First Reformed / Andrei Rublev

“God will forgive me if he will forgive me,” says Rublev, and this is what Reverend Toller thinks of when he too becomes aware of an alternative way of approaching him.

“Every act of preservation is an act of creation. Everything preserved renews creation. It’s how we participate in creation”, writes Toller. To defend this creation, sacrifice is the only solution.

The martyrdom to defend the environment imagined by Michael transfigures into the Reverend, who believes that in self-destruction he can redeem the sins of the world.

First Reformed / Gertrud

Schrader and Dreyer

“She goes by, aware of their praise,

benignly dressed in humility:

and seems as if she were a thing come

from Heaven to Earth to show a miracle”, wrote Dante Alighieri about Beatrice.
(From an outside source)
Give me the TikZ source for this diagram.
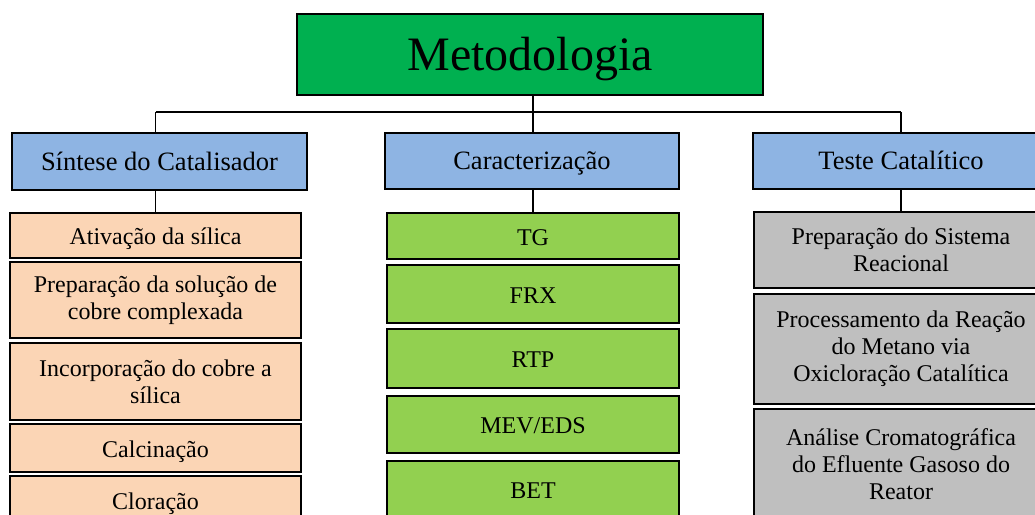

The woman is the light that illuminates the path in this dark forest, form and substance of love, mother of dreams in which to abandon oneself because “all life is nothing but a succession of dreams, without end, that bind the one to the other”. This is what Gertrud used to say in the 1964 movie of the same name from Carl Theodor Dreyer, a woman who for all her life had one and only faith, love. And this could also be Schrader’s response to the reason for our existence on this earth. The important thing is to love and give shape to this love, to make it tangible in order to be able to draw consolation from it.

We return to the flesh, that flesh that Schrader has analyzed, dissected, decomposed for all his life, to his impulses and desires, to sensual embraces, like the one between Mikkel and his newly risen wife Inger in Ordet (1954), as an expression of the highest spiritual embrace.

First reformed / Ordet

Schrader and Bresson

In writing and directing this film, Schrader owes a great debt to Bresson and his Diary of a Country Priest (1951). By his own admission, it is thanks to the French director if Schrader understood he wanted to do this job, struck by the vision of Pickpocket (1959) at a young age.

The Priest of Ambicourt and the Reverend Toller share many common features. Both keep a journal in which to record every single event or thought of their day, both use alcohol to alleviate their suffering, both believe they have been abandoned by the Lord and by human beings.

Diary of a Country Priest / First Reformed

The minister of God tries to give consolation to his faithful but who gives consolation to him?

His poor soul finds no peace, perhaps turning his torments into written words will serve to give an answer to the questions that plague him, without hiding anything, taking into account also imperfections and excesses, to try to get out of that garden that seems to have trapped him.

Reason cannot give answers, one can only try to be honest with oneself and at the end of the journey to understand that everything is Grace.